When I was younger, the main struggle was to be a “good writer.” Now I more or less take my writing abilities for granted, although this doesn’t mean I always write well. And, by a wide margin, I’ve never felt less self-consciously preoccupied with language than I did when I was writing Freedom . Over and over again, as I was producing chapters, I said to myself, “This feels nothing like the writing I did for twenty years — this just feels transparent.” I wasn’t seeing in the pages any of the signs I’d taken as encouraging when I was writing The Corrections . The sentences back then had had a pop. They were, you know, serious prose sentences, and I was able to vanquish my doubts simply by rereading them. When I was showing Corrections chapters to David Means, I basically expected his rubber stamp, because the sentences had a level of effulgence that left me totally defended. But here, with Freedom , I felt like, “Oh my God, I just wrote however many metaphor-free pages about some weird days in the life of a college student, I have no idea if this is any good.” I needed validation in a way I never had before.
I was admittedly somewhat conscious that this was a good sign — that it might mean that I was doing something different, pressing language more completely into the service of providing transparent access to the stories I was telling and to the characters in those stories. But it still felt like a leap into the void.
INTERVIEWER
It is often said about your recent books that they look more like nineteenth-century novels than twenty-first-century ones.
FRANZEN
The people at the Swedish Academy, who bestow the Nobel Prize, recently confessed their thoroughgoing lack of interest in American literary production. They say we’re too insular, we’re not writing about the world, we’re only writing about ourselves. Given how Americanized the world has become, I think they’re probably wrong about this — we probably say more about the world by writing about ourselves than a Swedish author does by writing about a trip to Africa. But even if they’re right, I don’t think our insularity is necessarily a bad thing.

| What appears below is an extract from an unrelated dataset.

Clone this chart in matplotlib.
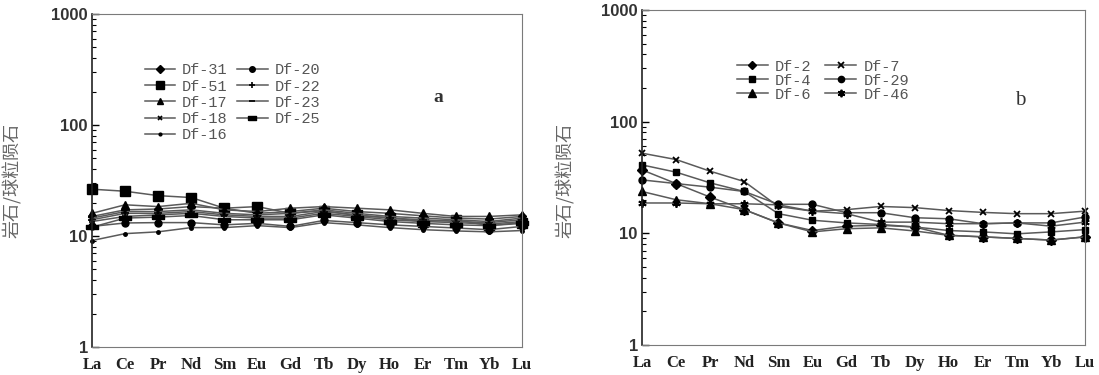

Nineteenth-century Russia strikes me as a parallel. Russia is its own little world, famously good at repelling incursions by foreign powers, and it’s maintained a separate superpower identity for centuries. Maybe that very insularity, that feeling of living in a complete but not quite universal world, creates certain kinds of literary possibility. All of those old Russians were dramatically engaged with the question of what would become of their country, and the question didn’t seem inconsequential, because Russia was a vast nation. Whereas, when a Liechtensteiner wrestles with the future of Liechtenstein, who really cares? It’s possible that the U.S. and Russia are exactly the right size to be hospitable to a certain kind of expansive novelistic project. England was, too, for a time, thanks to its empire, and the golden age of the English novel coincided with its imperial domination. There again, it wasn’t the whole world, it was just a very large microcosm. True cosmopolitanism is incompatible with the novel, because novelists need particularity. But we also need some room to move around. And we’re lucky to have both here.
That said, I don’t feel particularly nineteenth century. All of the issues that became problematic with modernism still need to be negotiated in every book.
INTERVIEWER
And yet it doesn’t seem that novelty is all that important to you anymore.
FRANZEN
I’m wary of the pursuit of novelty for novelty’s sake. At the same time, if I don’t feel like I’m doing something new, I can’t do anything. Reading time is so scarce nowadays, and alternative entertainment is so widely available, that I’m keenly attuned, as a reader, to whether a book’s author seems to be experiencing something new or is just turning the crank.